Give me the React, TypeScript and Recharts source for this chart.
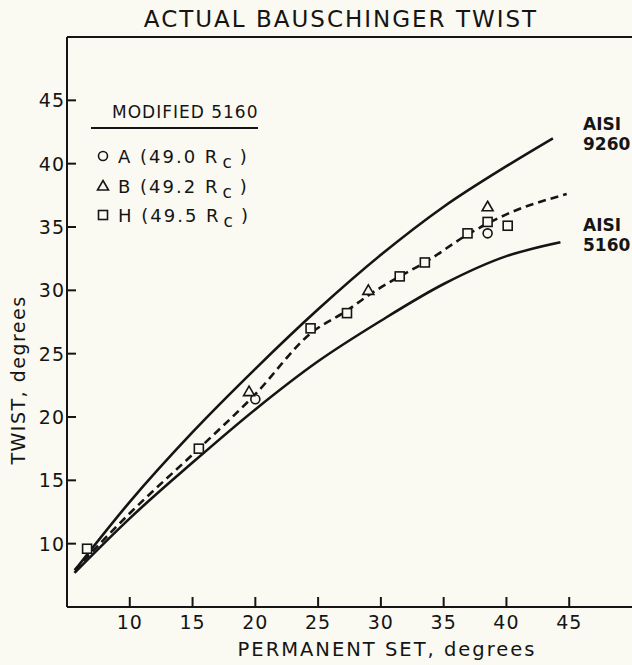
import React from 'react';
import { ComposedChart, Line, Scatter, XAxis, YAxis, ReferenceLine } from 'recharts';

const INK = '#151515';
const PAPER = '#fafaf2';
const FONT = '"DejaVu Sans", sans-serif';

const xTicks = [10, 15, 20, 25, 30, 35, 40, 45];
const yTicks = [10, 15, 20, 25, 30, 35, 40, 45];

// smooth curves (permanent set -> twist)
const aisi9260 = [
  { x: 5.7, y: 8.0 }, { x: 10, y: 13.3 }, { x: 15, y: 18.8 }, { x: 20, y: 23.8 },
  { x: 25, y: 28.5 }, { x: 30, y: 32.8 }, { x: 35, y: 36.6 }, { x: 40, y: 39.8 }, { x: 43.7, y: 42.0 },
];
const aisi5160 = [
  { x: 5.6, y: 7.7 }, { x: 10, y: 12.0 }, { x: 15, y: 16.4 }, { x: 20, y: 20.6 },
  { x: 25, y: 24.4 }, { x: 30, y: 27.6 }, { x: 35, y: 30.5 }, { x: 40, y: 32.7 }, { x: 44.3, y: 33.8 },
];
const modified5160 = [
  { x: 5.6, y: 7.9 }, { x: 10, y: 12.4 }, { x: 15.5, y: 17.5 }, { x: 20, y: 21.8 },
  { x: 24.4, y: 26.6 }, { x: 27.3, y: 28.4 }, { x: 29, y: 29.6 }, { x: 31.5, y: 31.1 },
  { x: 33.5, y: 32.2 }, { x: 36.9, y: 34.4 }, { x: 40, y: 36.0 }, { x: 44.8, y: 37.6 },
];

// test points
const specimenA = [{ x: 20.0, y: 21.4 }, { x: 38.5, y: 34.5 }];
const specimenB = [{ x: 19.5, y: 22.0 }, { x: 29.0, y: 30.0 }, { x: 38.5, y: 36.6 }];
const specimenH = [
  { x: 6.6, y: 9.6 }, { x: 15.5, y: 17.5 }, { x: 24.4, y: 27.0 }, { x: 27.3, y: 28.2 },
  { x: 31.5, y: 31.1 }, { x: 33.5, y: 32.2 }, { x: 36.9, y: 34.5 }, { x: 38.5, y: 35.4 }, { x: 40.1, y: 35.1 },
];

const Circle = (p: any) => <circle cx={p.cx} cy={p.cy} r={4.5} fill={PAPER} stroke={INK} strokeWidth={1.6} />;
const Square = (p: any) => <rect x={p.cx - 4.5} y={p.cy - 4.5} width={9} height={9} fill={PAPER} stroke={INK} strokeWidth={1.6} />;
const Triangle = (p: any) => (
  <polygon points={`${p.cx},${p.cy - 5.5} ${p.cx + 5.5},${p.cy + 4} ${p.cx - 5.5},${p.cy + 4}`} fill={PAPER} stroke={INK} strokeWidth={1.6} />
);

const XTick = ({ x, y, payload }: any) => (
  <g>
    <line x1={x} x2={x} y1={y} y2={y - 10} stroke={INK} strokeWidth={2} />
    <text x={x} y={y + 22} textAnchor="middle" fontSize={19} fill={INK} fontFamily={FONT} letterSpacing={1}>{payload.value}</text>
  </g>
);

const YTick = ({ x, y, payload }: any) => (
  <g>
    <line x1={x} x2={x + 9} y1={y} y2={y} stroke={INK} strokeWidth={2} />
    <text x={x - 2} y={y + 7} textAnchor="end" fontSize={19} fill={INK} fontFamily={FONT} letterSpacing={1}>{payload.value}</text>
  </g>
);

const Rc = ({ x, y, v }: { x: number; y: number; v: string }) => (
  <text x={x} y={y} fontSize={18} fill={INK} fontFamily={FONT} letterSpacing={2}>
    {v}
    <tspan dx={3} dy={5} fontSize={17}>c</tspan>
    <tspan dx={6} dy={-5}>)</tspan>
  </text>
);

export default function App() {
  return (
    <div style={{ position: 'absolute', left: 0, top: 0, width: 632, height: 665, background: PAPER, overflow: 'hidden' }}>
      <ComposedChart width={632} height={665} margin={{ top: 37, right: 0, bottom: 0, left: 0 }}>
        <XAxis
          dataKey="x" type="number" domain={[5, 50]} ticks={xTicks} height={58}
          axisLine={{ stroke: INK, strokeWidth: 2 }} tickLine={false} tickSize={0} tickMargin={0}
          tick={<XTick />} allowDataOverflow
        />
        <YAxis
          dataKey="y" type="number" domain={[5, 50]} ticks={yTicks} width={67}
          axisLine={{ stroke: INK, strokeWidth: 2 }} tickLine={false} tickSize={0} tickMargin={0}
          tick={<YTick />} allowDataOverflow
        />
        <ReferenceLine y={50} stroke={INK} strokeWidth={2} />
        <Line data={aisi9260} dataKey="y" type="monotone" stroke={INK} strokeWidth={2.6} dot={false} isAnimationActive={false} />
        <Line data={aisi5160} dataKey="y" type="monotone" stroke={INK} strokeWidth={2.6} dot={false} isAnimationActive={false} />
        <Line data={modified5160} dataKey="y" type="monotone" stroke={INK} strokeWidth={2.6} strokeDasharray="8 5" dot={false} isAnimationActive={false} />
        <Scatter data={specimenH} shape={Square} isAnimationActive={false} />
        <Scatter data={specimenA} shape={Circle} isAnimationActive={false} />
        <Scatter data={specimenB} shape={Triangle} isAnimationActive={false} />
      </ComposedChart>
      <svg width={632} height={665} style={{ position: 'absolute', left: 0, top: 0, pointerEvents: 'none' }}>
        <text x={341} y={27} textAnchor="middle" fontSize={23} fill={INK} fontFamily={FONT} letterSpacing={2}>ACTUAL BAUSCHINGER TWIST</text>
        <text x={387} y={656} textAnchor="middle" fontSize={19.5} fill={INK} fontFamily={FONT} letterSpacing={2}>PERMANENT SET, degrees</text>
        <text x={0} y={0} transform="translate(25,380) rotate(-90)" textAnchor="middle" fontSize={19} fill={INK} fontFamily={FONT} letterSpacing={1.5}>TWIST, degrees</text>

        <text x={112} y={118} fontSize={17} fill={INK} fontFamily={FONT} letterSpacing={1}>MODIFIED 5160</text>
        <line x1={91} x2={258} y1={128} y2={128} stroke={INK} strokeWidth={2} />
        <Circle cx={103} cy={156} />
        <Triangle cx={103} cy={186} />
        <Square cx={103} cy={215} />
        <Rc x={118} y={163} v="A (49.0 R" />
        <Rc x={118} y={193} v="B (49.2 R" />
        <Rc x={118} y={222} v="H (49.5 R" />

        <text x={583} y={130} fontSize={17} fill={INK} fontFamily={FONT} fontWeight="bold">AISI</text>
        <text x={583} y={150} fontSize={17} fill={INK} fontFamily={FONT} fontWeight="bold">9260</text>
        <text x={583} y={231} fontSize={17} fill={INK} fontFamily={FONT} fontWeight="bold">AISI</text>
        <text x={583} y={251} fontSize={17} fill={INK} fontFamily={FONT} fontWeight="bold">5160</text>
      </svg>
    </div>
  );
}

## [Task goal]
Make an exact copy of the data above, pictures excluded.

## [Answer for this exercise]
Give me the React, TypeScript and Recharts source for this chart.
import React from 'react';
import { ComposedChart, Line, Scatter, XAxis, YAxis, ReferenceLine } from 'recharts';

const INK = '#151515';
const PAPER = '#fafaf2';
const FONT = '"DejaVu Sans", sans-serif';

const xTicks = [10, 15, 20, 25, 30, 35, 40, 45];
const yTicks = [10, 15, 20, 25, 30, 35, 40, 45];

// smooth curves (permanent set -> twist)
const aisi9260 = [
  { x: 5.7, y: 8.0 }, { x: 10, y: 13.3 }, { x: 15, y: 18.8 }, { x: 20, y: 23.8 },
  { x: 25, y: 28.5 }, { x: 30, y: 32.8 }, { x: 35, y: 36.6 }, { x: 40, y: 39.8 }, { x: 43.7, y: 42.0 },
];
const aisi5160 = [
  { x: 5.6, y: 7.7 }, { x: 10, y: 12.0 }, { x: 15, y: 16.4 }, { x: 20, y: 20.6 },
  { x: 25, y: 24.4 }, { x: 30, y: 27.6 }, { x: 35, y: 30.5 }, { x: 40, y: 32.7 }, { x: 44.3, y: 33.8 },
];
const modified5160 = [
  { x: 5.6, y: 7.9 }, { x: 10, y: 12.4 }, { x: 15.5, y: 17.5 }, { x: 20, y: 21.8 },
  { x: 24.4, y: 26.6 }, { x: 27.3, y: 28.4 }, { x: 29, y: 29.6 }, { x: 31.5, y: 31.1 },
  { x: 33.5, y: 32.2 }, { x: 36.9, y: 34.4 }, { x: 40, y: 36.0 }, { x: 44.8, y: 37.6 },
];

// test points
const specimenA = [{ x: 20.0, y: 21.4 }, { x: 38.5, y: 34.5 }];
const specimenB = [{ x: 19.5, y: 22.0 }, { x: 29.0, y: 30.0 }, { x: 38.5, y: 36.6 }];
const specimenH = [
  { x: 6.6, y: 9.6 }, { x: 15.5, y: 17.5 }, { x: 24.4, y: 27.0 }, { x: 27.3, y: 28.2 },
  { x: 31.5, y: 31.1 }, { x: 33.5, y: 32.2 }, { x: 36.9, y: 34.5 }, { x: 38.5, y: 35.4 }, { x: 40.1, y: 35.1 },
];

const Circle = (p: any) => <circle cx={p.cx} cy={p.cy} r={4.5} fill={PAPER} stroke={INK} strokeWidth={1.6} />;
const Square = (p: any) => <rect x={p.cx - 4.5} y={p.cy - 4.5} width={9} height={9} fill={PAPER} stroke={INK} strokeWidth={1.6} />;
const Triangle = (p: any) => (
  <polygon points={`${p.cx},${p.cy - 5.5} ${p.cx + 5.5},${p.cy + 4} ${p.cx - 5.5},${p.cy + 4}`} fill={PAPER} stroke={INK} strokeWidth={1.6} />
);

const XTick = ({ x, y, payload }: any) => (
  <g>
    <line x1={x} x2={x} y1={y} y2={y - 10} stroke={INK} strokeWidth={2} />
    <text x={x} y={y + 22} textAnchor="middle" fontSize={19} fill={INK} fontFamily={FONT} letterSpacing={1}>{payload.value}</text>
  </g>
);

const YTick = ({ x, y, payload }: any) => (
  <g>
    <line x1={x} x2={x + 9} y1={y} y2={y} stroke={INK} strokeWidth={2} />
    <text x={x - 2} y={y + 7} textAnchor="end" fontSize={19} fill={INK} fontFamily={FONT} letterSpacing={1}>{payload.value}</text>
  </g>
);

const Rc = ({ x, y, v }: { x: number; y: number; v: string }) => (
  <text x={x} y={y} fontSize={18} fill={INK} fontFamily={FONT} letterSpacing={2}>
    {v}
    <tspan dx={3} dy={5} fontSize={17}>c</tspan>
    <tspan dx={6} dy={-5}>)</tspan>
  </text>
);

export default function App() {
  return (
    <div style={{ position: 'absolute', left: 0, top: 0, width: 632, height: 665, background: PAPER, overflow: 'hidden' }}>
      <ComposedChart width={632} height={665} margin={{ top: 37, right: 0, bottom: 0, left: 0 }}>
        <XAxis
          dataKey="x" type="number" domain={[5, 50]} ticks={xTicks} height={58}
          axisLine={{ stroke: INK, strokeWidth: 2 }} tickLine={false} tickSize={0} tickMargin={0}
          tick={<XTick />} allowDataOverflow
        />
        <YAxis
          dataKey="y" type="number" domain={[5, 50]} ticks={yTicks} width={67}
          axisLine={{ stroke: INK, strokeWidth: 2 }} tickLine={false} tickSize={0} tickMargin={0}
          tick={<YTick />} allowDataOverflow
        />
        <ReferenceLine y={50} stroke={INK} strokeWidth={2} />
        <Line data={aisi9260} dataKey="y" type="monotone" stroke={INK} strokeWidth={2.6} dot={false} isAnimationActive={false} />
        <Line data={aisi5160} dataKey="y" type="monotone" stroke={INK} strokeWidth={2.6} dot={false} isAnimationActive={false} />
        <Line data={modified5160} dataKey="y" type="monotone" stroke={INK} strokeWidth={2.6} strokeDasharray="8 5" dot={false} isAnimationActive={false} />
        <Scatter data={specimenH} shape={Square} isAnimationActive={false} />
        <Scatter data={specimenA} shape={Circle} isAnimationActive={false} />
        <Scatter data={specimenB} shape={Triangle} isAnimationActive={false} />
      </ComposedChart>
      <svg width={632} height={665} style={{ position: 'absolute', left: 0, top: 0, pointerEvents: 'none' }}>
        <text x={341} y={27} textAnchor="middle" fontSize={23} fill={INK} fontFamily={FONT} letterSpacing={2}>ACTUAL BAUSCHINGER TWIST</text>
        <text x={387} y={656} textAnchor="middle" fontSize={19.5} fill={INK} fontFamily={FONT} letterSpacing={2}>PERMANENT SET, degrees</text>
        <text x={0} y={0} transform="translate(25,380) rotate(-90)" textAnchor="middle" fontSize={19} fill={INK} fontFamily={FONT} letterSpacing={1.5}>TWIST, degrees</text>

        <text x={112} y={118} fontSize={17} fill={INK} fontFamily={FONT} letterSpacing={1}>MODIFIED 5160</text>
        <line x1={91} x2={258} y1={128} y2={128} stroke={INK} strokeWidth={2} />
        <Circle cx={103} cy={156} />
        <Triangle cx={103} cy={186} />
        <Square cx={103} cy={215} />
        <Rc x={118} y={163} v="A (49.0 R" />
        <Rc x={118} y={193} v="B (49.2 R" />
        <Rc x={118} y={222} v="H (49.5 R" />

        <text x={583} y={130} fontSize={17} fill={INK} fontFamily={FONT} fontWeight="bold">AISI</text>
        <text x={583} y={150} fontSize={17} fill={INK} fontFamily={FONT} fontWeight="bold">9260</text>
        <text x={583} y={231} fontSize={17} fill={INK} fontFamily={FONT} fontWeight="bold">AISI</text>
        <text x={583} y={251} fontSize={17} fill={INK} fontFamily={FONT} fontWeight="bold">5160</text>
      </svg>
    </div>
  );
}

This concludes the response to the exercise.